The FSB statement on its website on 15 September also claimed, with immense cynicism, that Ukraine’s Military Intelligence [HUR] and the Mejlis had been behind what they call “the protests of the Crimean Tatar population against the lawful actions of the authorities and law enforcement bodies”.  Without even considering the fact that none of Russia’s actions can be lawful in illegally occupied Crimea, this is an outright lie.  There was nothing lawful about the disappearance from early on 3 September of Eldar Odamanov; the night raids on Asan and Aziz Akhtemov and Shevket Useinov, nor their disappearance, as well as that of Nariman Dzhelyal, from early on 4 September.  There was equally little that was lawful about the mass arrests, in some cases with force, of relatives of the men who appeared to have been abducted, and other members of the community who had merely gathered outside the FSB’s building, trying to find out what had happened to them.
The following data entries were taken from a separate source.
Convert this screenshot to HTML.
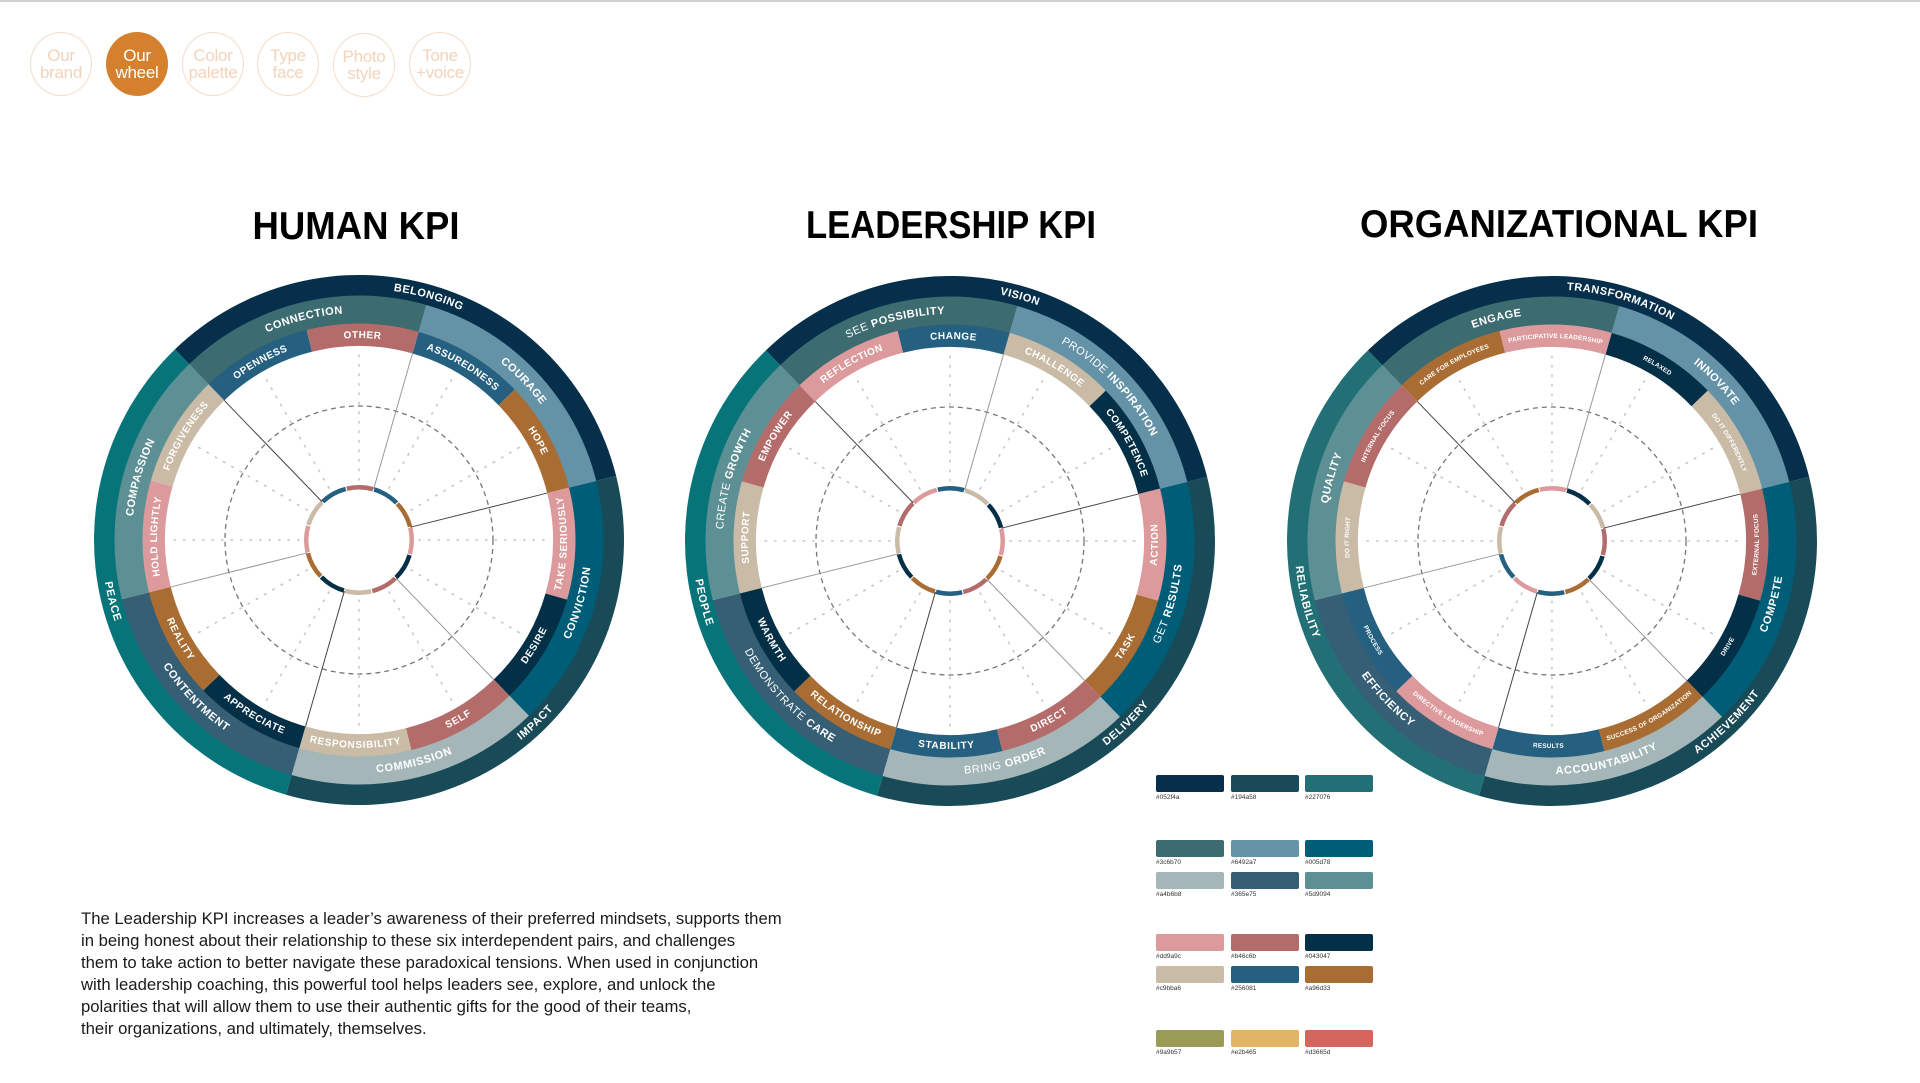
<!DOCTYPE html>
<html><head><meta charset="utf-8">
<style>
html,body{margin:0;padding:0;background:#fff;}
body{width:1920px;height:1083px;position:relative;overflow:hidden;font-family:"Liberation Sans",sans-serif;}
.topline{position:absolute;left:0;top:0;width:1920px;height:2px;background:#d0d0d0;}
.nav{position:absolute;width:62px;height:64px;border-radius:50%;border:1.5px solid #f6dcc8;box-sizing:border-box;color:#f3d3ba;font-size:17px;line-height:17px;text-align:center;display:flex;align-items:center;justify-content:center;letter-spacing:-0.3px;}
.nav.active{background:#d4802d;border-color:#d4802d;color:#fff;}
.para{position:absolute;left:81px;top:908px;font-size:16.7px;line-height:22px;color:#1a1a1a;white-space:nowrap;}
.sw{position:absolute;width:68px;height:17px;border-radius:2px;}
.swl{position:absolute;font-size:6.5px;color:#333;}
</style></head>
<body>
<div class="topline"></div>
<div class="nav" style="left:30px;top:32px">Our<br>brand</div>
<div class="nav active" style="left:106px;top:32px">Our<br>wheel</div>
<div class="nav" style="left:182px;top:32px">Color<br>palette</div>
<div class="nav" style="left:257px;top:32px">Type<br>face</div>
<div class="nav" style="left:333px;top:33px">Photo<br>style</div>
<div class="nav" style="left:409px;top:32px">Tone<br>+voice</div>

<svg id="chart" width="1920" height="1083" style="position:absolute;left:0;top:0">
<text x="356" y="239" text-anchor="middle" font-family="Liberation Sans" font-weight="bold" font-size="39" textLength="207" lengthAdjust="spacingAndGlyphs">HUMAN KPI</text>
<text x="951" y="238" text-anchor="middle" font-family="Liberation Sans" font-weight="bold" font-size="39" textLength="290" lengthAdjust="spacingAndGlyphs">LEADERSHIP KPI</text>
<text x="1559" y="237" text-anchor="middle" font-family="Liberation Sans" font-weight="bold" font-size="39" textLength="398" lengthAdjust="spacingAndGlyphs">ORGANIZATIONAL KPI</text>
</svg>

<div class="para">The Leadership KPI increases a leader’s awareness of their preferred mindsets, supports them<br>in being honest about their relationship to these six interdependent pairs, and challenges<br>them to take action to better navigate these paradoxical tensions. When used in conjunction<br>with leadership coaching, this powerful tool helps leaders see, explore, and unlock the<br>polarities that will allow them to use their authentic gifts for the good of their teams,<br>their organizations, and ultimately, themselves.</div>

<div id="swatches"></div>

<script>
const B="#256081",BR="#a96d33",P="#dd9a9c",D="#043047",R="#b46c6b",BE="#c9bba6";
const middleColors=["#6492a7","#005d78","#a4b6b8","#365e75","#5d9094","#3c6b70"];
const humanOuter=["BELONGING","IMPACT","PEACE"];
const humanOuterColors=["#052f4a","#194a58","#077479"];
const humanMiddle=["COURAGE","CONVICTION","COMMISSION","CONTENTMENT","COMPASSION","CONNECTION"];
const humanInner=["ASSUREDNESS","HOPE","TAKE SERIOUSLY","DESIRE","SELF","RESPONSIBILITY","APPRECIATE","REALITY","HOLD LIGHTLY","FORGIVENESS","OPENNESS","OTHER"];
const humanInnerColors=[B,BR,P,D,R,BE,D,BR,P,BE,B,R];
const leadOuter=["VISION","DELIVERY","PEOPLE"];
const leadOuterColors=["#052f4a","#194a58","#077479"];
const leadMiddle=["PROVIDE|INSPIRATION","GET|RESULTS","BRING|ORDER","DEMONSTRATE|CARE","CREATE|GROWTH","SEE|POSSIBILITY"];
const leadInner=["CHALLENGE","COMPETENCE","ACTION","TASK","DIRECT","STABILITY","RELATIONSHIP","WARMTH","SUPPORT","EMPOWER","REFLECTION","CHANGE"];
const leadInnerColors=[BE,D,P,BR,R,B,BR,D,BE,R,P,B];
const orgOuter=["TRANSFORMATION","ACHIEVEMENT","RELIABILITY"];
const orgOuterColors=["#052f4a","#194a58","#227076"];
const orgMiddle=["INNOVATE","COMPETE","ACCOUNTABILITY","EFFICIENCY","QUALITY","ENGAGE"];
const orgInner=["RELAXED","DO IT DIFFERENTLY","EXTERNAL FOCUS","DRIVE","SUCCESS OF ORGANIZATION","RESULTS","DIRECTIVE LEADERSHIP","PROCESS","DO IT RIGHT","INTERNAL FOCUS","CARE FOR EMPLOYEES","PARTICIPATIVE LEADERSHIP"];
const orgInnerColors=[D,BE,R,D,BR,B,P,B,BE,R,BR,P];
const swatchColors=["#052f4a","#194a58","#227076","#3c6b70","#6492a7","#005d78","#a4b6b8","#365e75","#5d9094","#dd9a9c","#b46c6b","#043047","#c9bba6","#256081","#a96d33","#9a9b57","#e2b465","#d3665d"];

const NS="http://www.w3.org/2000/svg";
const svg=document.getElementById('chart');
let pid=0;
function pt(cx,cy,r,a){const t=a*Math.PI/180;return [cx+r*Math.sin(t),cy-r*Math.cos(t)];}
function sector(cx,cy,r0,r1,a0,a1){
  const p1=pt(cx,cy,r1,a0),p2=pt(cx,cy,r1,a1),p3=pt(cx,cy,r0,a1),p4=pt(cx,cy,r0,a0);
  const lg=(a1-a0)>180?1:0;
  return `M${p1[0]},${p1[1]}A${r1},${r1} 0 ${lg} 1 ${p2[0]},${p2[1]}L${p3[0]},${p3[1]}A${r0},${r0} 0 ${lg} 0 ${p4[0]},${p4[1]}Z`;
}
function el(tag,attrs,parent){const e=document.createElementNS(NS,tag);for(const k in attrs)e.setAttribute(k,attrs[k]);(parent||svg).appendChild(e);return e;}
function label(g,cx,cy,r,a0,a1,txt,fs,name,ls){
  const mid=((a0+a1)/2+360)%360;
  const bottom=mid>90&&mid<270;
  let d;
  if(!bottom){const s=pt(cx,cy,r,a0),e=pt(cx,cy,r,a1);d=`M${s[0]},${s[1]}A${r},${r} 0 0 1 ${e[0]},${e[1]}`;}
  else{const s=pt(cx,cy,r,a1),e=pt(cx,cy,r,a0);d=`M${s[0]},${s[1]}A${r},${r} 0 0 0 ${e[0]},${e[1]}`;}
  const id='tp'+(pid++);
  el('path',{id:id,d:d,fill:'none',stroke:'none'},g);
  const t=el('text',{'font-family':'Liberation Sans','font-size':fs,'font-weight':'bold',fill:'#fff','letter-spacing':ls,'dominant-baseline':'central'},g);
  
  
  const tp=el('textPath',{href:'#'+id,startOffset:'50%','text-anchor':'middle'},t);
  const parts=txt.split('|');
  if(parts.length===2){
    const a=el('tspan',{'font-weight':'normal'},tp);a.textContent=parts[0]+' ';
    const b=el('tspan',{},tp);b.textContent=parts[1];
  } else tp.textContent=txt;
}
function slug(s){return s.toLowerCase().replace(/\|/g,' ').replace(/[^a-z]+/g,'-');}
function wheel(key,cx,cy,outer,outerC,middle,inner,innerC,innerFs,innerLs){
  const g=el('g',{});
  
  
  for(let k=0;k<12;k++){
    const a=k*30,p0=pt(cx,cy,60,a),p1=pt(cx,cy,190,a);
    const l=el('line',{x1:p0[0],y1:p0[1],x2:p1[0],y2:p1[1],stroke:'#c8c8c8','stroke-width':1.6,'stroke-dasharray':'1.5 8','stroke-linecap':'round'},g);
    
    
  }
  const dc=el('circle',{cx:cx,cy:cy,r:134,fill:'none',stroke:'#777','stroke-width':1.3,'stroke-dasharray':'5 4'},g);
  
  
  for(let k=0;k<6;k++){
    const a=16+k*60,p0=pt(cx,cy,53,a),p1=pt(cx,cy,194,a);
    const l=el('line',{x1:p0[0],y1:p0[1],x2:p1[0],y2:p1[1],stroke:k%2?'#444':'#999','stroke-width':1},g);
    
    
  }
  outer.forEach((t,i)=>{
    const a0=-44+i*120,a1=a0+120;
    const s=el('path',{d:sector(cx,cy,244,265,a0,a1),fill:outerC[i]},g);
    
    
    label(g,cx,cy,254.5,a0,a1,t,11,'outer-label-'+slug(t),0.6);
  });
  middle.forEach((t,i)=>{
    const a0=16+i*60,a1=a0+60;
    const s=el('path',{d:sector(cx,cy,216,244.5,a0,a1),fill:middleColors[i]},g);
    
    
    label(g,cx,cy,230,a0,a1,t,11,'middle-label-'+slug(t),0.6);
  });
  inner.forEach((t,i)=>{
    const a0=16+i*30,a1=a0+30;
    const s=el('path',{d:sector(cx,cy,194,216.5,a0,a1),fill:innerC[i]},g);
    
    
    label(g,cx,cy,205,a0,a1,t,innerFs,'inner-label-'+slug(t),innerLs);
    const c=el('path',{d:sector(cx,cy,50.5,55,a0+0.6,a1-0.6),fill:innerC[i]},g);
    
    
  });
}
wheel('human',359,540,humanOuter,humanOuterColors,humanMiddle,humanInner,humanInnerColors,10,0.6);
wheel('leadership',950,541,leadOuter,leadOuterColors,leadMiddle,leadInner,leadInnerColors,10,0.6);
wheel('organizational',1552,541,orgOuter,orgOuterColors,orgMiddle,orgInner,orgInnerColors,6.4,0.2);

const swRows=[775,840,872,934,966,1030],swCols=[1156,1231,1305];
const box=document.getElementById('swatches');
swatchColors.forEach((c,i)=>{
  const r=Math.floor(i/3),col=i%3;
  const d=document.createElement('div');d.className='sw';
  d.style.left=swCols[col]+'px';d.style.top=swRows[r]+'px';d.style.background=c;
  
  
  box.appendChild(d);
  const l=document.createElement('div');l.className='swl';
  l.style.left=swCols[col]+'px';l.style.top=(swRows[r]+19)+'px';l.textContent=c;
  
  
  box.appendChild(l);
});
</script>
</body></html>
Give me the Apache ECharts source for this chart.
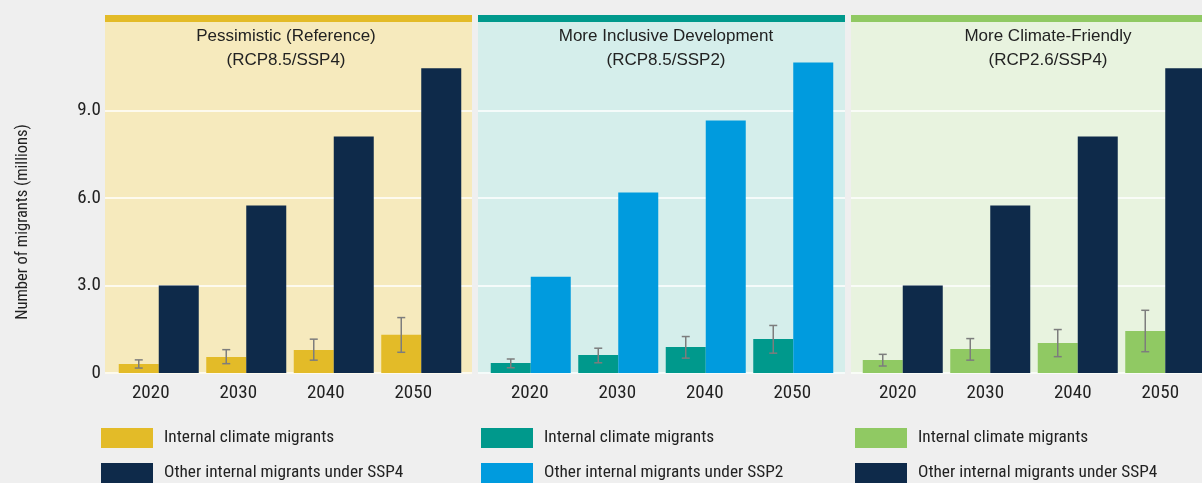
<!DOCTYPE html>
<html>
<head>
<meta charset="utf-8">
<script src="https://cdn.jsdelivr.net/npm/echarts@6/dist/echarts.min.js"></script>
<style>
  html, body { margin: 0; padding: 0; background: #efefef; }
  #chart { width: 1202px; height: 483px; }
</style>
</head>
<body>
<div id="chart"></div>
<script>
// Categories
const years = ['2020', '2030', '2040', '2050'];

// Pessimistic (Reference) scenario, millions of migrants
const pessimisticClimate = [0.31, 0.55, 0.79, 1.31];
const pessimisticClimateLow = [0.17, 0.32, 0.44, 0.71];
const pessimisticClimateHigh = [0.45, 0.80, 1.16, 1.90];
const pessimisticOther = [3.00, 5.74, 8.11, 10.45];

// More Inclusive Development scenario
const inclusiveClimate = [0.34, 0.62, 0.89, 1.17];
const inclusiveClimateLow = [0.18, 0.35, 0.51, 0.68];
const inclusiveClimateHigh = [0.48, 0.85, 1.25, 1.63];
const inclusiveOther = [3.30, 6.19, 8.66, 10.65];

// More Climate-Friendly scenario
const friendlyClimate = [0.45, 0.82, 1.03, 1.44];
const friendlyClimateLow = [0.24, 0.44, 0.56, 0.73];
const friendlyClimateHigh = [0.64, 1.18, 1.49, 2.15];
const friendlyOther = [3.00, 5.74, 8.11, 10.45];

// Axis ticks
const yMin = 0, yMax = 12, yStep = 3;

// Text
const panelTitles = [
  'Pessimistic (Reference)\n(RCP8.5/SSP4)',
  'More Inclusive Development\n(RCP8.5/SSP2)',
  'More Climate-Friendly\n(RCP2.6/SSP4)'
];
const climateName = 'Internal climate migrants';
const otherNames = [
  'Other internal migrants under SSP4',
  'Other internal migrants under SSP2',
  'Other internal migrants under SSP4'
];
const yTitle = 'Number of migrants (millions)';

// Layout and colours per panel
const NARROW = '"Liberation Sans Narrow", "Roboto Condensed", "DejaVu Sans Condensed", sans-serif';
const SANS = '"Liberation Sans", Arial, sans-serif';
const BAR_W = 40;
const panels = [
  { bgLeft: 105, barLeft: 115, titleX: 286, labelShift: 8, legendLeft: 101,
    bg: '#f6eabd', stripe: '#e3bb28', climateColor: '#e3bb28', otherColor: '#0e2a4a',
    climate: pessimisticClimate, low: pessimisticClimateLow, high: pessimisticClimateHigh, other: pessimisticOther },
  { bgLeft: 478, barLeft: 487, titleX: 666, labelShift: 1, legendLeft: 481,
    bg: '#d5eeeb', stripe: '#00998c', climateColor: '#00998c', otherColor: '#009bde',
    climate: inclusiveClimate, low: inclusiveClimateLow, high: inclusiveClimateHigh, other: inclusiveOther },
  { bgLeft: 851, barLeft: 859, titleX: 1048, labelShift: 5, legendLeft: 855,
    bg: '#e8f3df', stripe: '#90c963', climateColor: '#90c963', otherColor: '#0e2a4a',
    climate: friendlyClimate, low: friendlyClimateLow, high: friendlyClimateHigh, other: friendlyOther }
];

const PANEL_W = 367, BARS_W = 350, GRID_TOP = 23, GRID_H = 350;

const grid = [], xAxis = [], yAxis = [], series = [], legend = [], graphic = [];

panels.forEach((p, i) => {
  // backdrop grid (split lines, y labels) and bar grid
  grid.push({ left: p.bgLeft, width: PANEL_W, top: GRID_TOP, height: GRID_H, outerBoundsMode: 'none' });
  grid.push({ left: p.barLeft, width: BARS_W, top: GRID_TOP, height: GRID_H, outerBoundsMode: 'none' });

  xAxis.push({ gridIndex: 2 * i, type: 'category', data: years, show: false });
  xAxis.push({
    gridIndex: 2 * i + 1, type: 'category', data: years,
    axisLine: { show: false }, axisTick: { show: false },
    axisLabel: {
      margin: 11, fontFamily: NARROW, fontSize: 19, color: '#222',
      padding: [0, 2 * p.labelShift, 0, 0]
    }
  });

  yAxis.push({
    gridIndex: 2 * i, type: 'value', min: yMin, max: yMax, interval: yStep,
    axisLine: { show: false }, axisTick: { show: false },
    axisLabel: {
      show: i === 0, margin: 4, fontFamily: NARROW, fontSize: 19, color: '#222',
      formatter: v => (v === yMax ? '' : (v === 0 ? '0' : v.toFixed(1)))
    },
    splitLine: { show: true, lineStyle: { color: ['#ffffff', '#ffffff', '#ffffff', '#ffffff', 'rgba(0,0,0,0)'], width: 1.5 } }
  });
  yAxis.push({ gridIndex: 2 * i + 1, type: 'value', min: yMin, max: yMax, interval: yStep, show: false, splitLine: { show: false } });

  series.push({
    type: 'bar', name: climateName, xAxisIndex: 2 * i + 1, yAxisIndex: 2 * i + 1,
    data: p.climate, barWidth: BAR_W, barGap: '0%', itemStyle: { color: p.climateColor }, z: 3
  });
  series.push({
    type: 'bar', name: otherNames[i], xAxisIndex: 2 * i + 1, yAxisIndex: 2 * i + 1,
    data: p.other, barWidth: BAR_W, barGap: '0%', itemStyle: { color: p.otherColor }, z: 3
  });
  // uncertainty range of internal climate migrants
  series.push({
    type: 'custom', name: climateName + ' range', xAxisIndex: 2 * i + 1, yAxisIndex: 2 * i + 1,
    data: years.map((y, k) => [k, p.low[k], p.high[k]]),
    encode: { x: 0, y: [1, 2] }, z: 5, silent: true,
    renderItem: (params, api) => {
      const cx = api.coord([api.value(0), 0])[0] - BAR_W / 2;
      const yLo = api.coord([api.value(0), api.value(1)])[1];
      const yHi = api.coord([api.value(0), api.value(2)])[1];
      const st = { stroke: '#7d7d7d', lineWidth: 1.5 };
      return {
        type: 'group', children: [
          { type: 'line', shape: { x1: cx, y1: yHi, x2: cx, y2: yLo }, style: st },
          { type: 'line', shape: { x1: cx - 4, y1: yHi, x2: cx + 4, y2: yHi }, style: st },
          { type: 'line', shape: { x1: cx - 4, y1: yLo, x2: cx + 4, y2: yLo }, style: st }
        ]
      };
    }
  });

  legend.push({
    orient: 'vertical', left: p.legendLeft, top: 428, height: 80, padding: 0,
    itemWidth: 52, itemHeight: 20, itemGap: 15, icon: 'rect', selectedMode: false,
    textStyle: { fontFamily: NARROW, fontSize: 17.3, color: '#222', padding: [0, 0, 0, 6] },
    data: [
      { name: climateName, itemStyle: { color: p.climateColor } },
      { name: otherNames[i], itemStyle: { color: p.otherColor } }
    ]
  });

  // panel backdrop, header stripe and heading
  graphic.push({ type: 'rect', z: -10, shape: { x: p.bgLeft, y: 22, width: PANEL_W, height: 352 }, style: { fill: p.bg } });
  graphic.push({ type: 'rect', z: -10, shape: { x: p.bgLeft, y: 15, width: PANEL_W, height: 7 }, style: { fill: p.stripe } });
  graphic.push({
    type: 'text', x: p.titleX, y: 24, z: 10,
    style: { text: panelTitles[i], align: 'center', verticalAlign: 'top', font: '17px ' + SANS, lineHeight: 24, fill: '#222' }
  });
});

graphic.push({
  type: 'text', x: 23, y: 222, rotation: Math.PI / 2, z: 10,
  style: { text: yTitle, align: 'center', verticalAlign: 'middle', font: '16.5px ' + NARROW, fill: '#222' }
});

const chart = echarts.init(document.getElementById('chart'), null, { renderer: 'canvas' });
chart.setOption({
  backgroundColor: '#efefef',
  animation: false,
  grid, xAxis, yAxis, series, legend, graphic
});
</script>
</body>
</html>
Dzhelyal and the Akhtemovs remain in detention and are facing huge sentences in what is obviously an attack both on the Mejlis and the Crimean Tatars it represents and on Ukraine.  The alleged ‘act of sabotage’ was briefly reported on 23 August, during the inaugural meeting of the international Crimea Platform in Kyiv. It is telling that no photos have been provided of the supposed damage to a gas pipe, which was not reported after 23 August until the raids on the above-mentioned men. 

Russia had reacted with angry hysteria and threats of reprisals to the Crimea Platform, and it is surely this, and Dzhelyal’s appearance at it, that constitute the real cause of the criminal prosecution now underway.